2013 US Fellows
Liliana Carrizo, Ethnomusicology, University of Illinois at Urbana-Champaign
Exiled Nostalgia: Remembrances of Iraq in the Improvised Songs of Iraqi-Jewish Women
Carrizo’s doctoral project focuses on the improvised songs of Iraqi-Jewish women, a vibrant musical practice that persists despite the fact that most Jews left Iraq for Israel over sixty years ago. Through ethnomusicological inquiry, ethnographic fieldwork, and archival research in Israel, Carrizo explores how women voice social commentary and broach taboo subjects through song — from memories of Iraq to experiences with arranged marriage, grief, discrimination, and war.
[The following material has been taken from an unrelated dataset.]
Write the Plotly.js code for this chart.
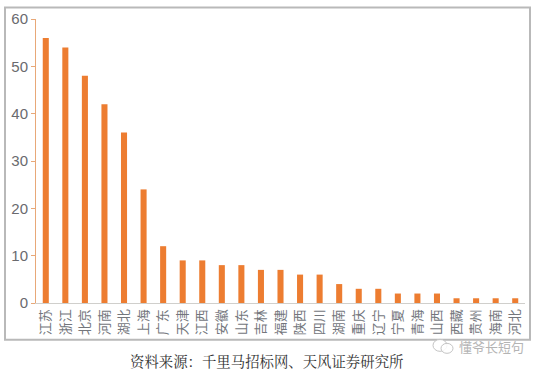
<!DOCTYPE html>
<html><head><meta charset="utf-8">
<script src="https://cdn.plot.ly/plotly-3.0.1.min.js"></script>
<style>html,body{margin:0;padding:0;background:#fff}</style></head>
<body><div id="chart" style="width:539px;height:371px"></div>
<script>
const provinces = ["江苏","浙江","北京","河南","湖北","上海","广东","天津","江西","安徽","山东","吉林","福建","陕西","四川","湖南","重庆","辽宁","宁夏","青海","山西","西藏","贵州","海南","河北"];
const counts = [56,54,48,42,36,24,12,9,9,8,8,7,7,6,6,4,3,3,2,2,2,1,1,1,1];
const yTicks = [0,10,20,30,40,50,60];
const sourceText = "资料来源\uff1a千里马招标网、天风证券研究所";
const watermark = "懂爷长短句";
const W = 539, H = 371;
const cjk = '"Noto Sans CJK SC", sans-serif';
const px = v => (v-36)/489, py = v => (303.5-v)/285;
const ell = (cx,cy,rx,ry) => ({type:"circle", xref:"paper", yref:"paper", x0:px(cx-rx), x1:px(cx+rx), y0:py(cy+ry), y1:py(cy-ry), line:{color:"#c4c4c4", width:1}, fillcolor:"rgba(255,255,255,0.85)"});
Plotly.newPlot("chart", [{
  type: "bar", x: provinces, y: counts,
  marker: {color: "#ED7D31", line: {width: 0}},
  width: 0.31
}], {
  width: W, height: H,
  margin: {l: 36, r: 14, t: 18.5, b: 67.5},
  paper_bgcolor: "#fff", plot_bgcolor: "#fff",
  showlegend: false, bargap: 0.69,
  xaxis: {type: "category", tickangle: -90, ticks: "", showgrid: false, zeroline: false,
    showline: true, linecolor: "#D0CFCC", linewidth: 1,
    tickfont: {family: cjk, size: 13, color: "#73767c"}, automargin: false},
  yaxis: {range: [0,60], tickvals: yTicks, ticks: "outside", ticklen: 4, tickcolor: "#E8A878",
    showgrid: false, zeroline: false, showline: true, linecolor: "#E8A878", linewidth: 1,
    tickfont: {family: '"Liberation Sans", Arial, sans-serif', size: 15, color: "#6a6a6e"}, automargin: false},
  shapes: [
    {type:"rect", xref:"paper", yref:"paper",
     x0:px(5), x1:px(530), y0:py(340.5), y1:py(7),
     line:{color:"#B9B9B9", width:2}, fillcolor:"rgba(0,0,0,0)"},
    ell(440,346,7,6),
    ell(447,349,6,5)
  ],
  annotations: [
    {text: sourceText, xref:"paper", yref:"paper", x:px(266), y:py(361), showarrow:false,
     xanchor:"center", yanchor:"middle", font:{family:'"Noto Serif CJK SC","Noto Sans CJK SC",serif', size:14.4, color:"#333"}},
    {text: watermark, xref:"paper", yref:"paper", x:px(457), y:py(347), showarrow:false,
     xanchor:"left", yanchor:"middle", font:{family:cjk, size:13, color:"#b4b4b4"}}
  ]
}, {displayModeBar:false, staticPlot:true});
</script></body></html>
The stigmatization of Iraqi-Jewish heritage in Israel led many immigrants to publicly abandon their Arabic dialect and musical preferences. Yet despite these difficult circumstances, Iraqi-Jewish women continued to improvise songs from behind closed doors. These songs, in the Iraqi dialect of Judeo-Arabic, provide a creative realm for reconciling incompatible cultural loyalties, allowing women to covertly maintain affectionate memories of Iraq. Carrizo’s research focuses on how this powerful expressive practice helps Iraqi-Jewish women voice their subversive memory and forbidden nostalgia through the medium of song.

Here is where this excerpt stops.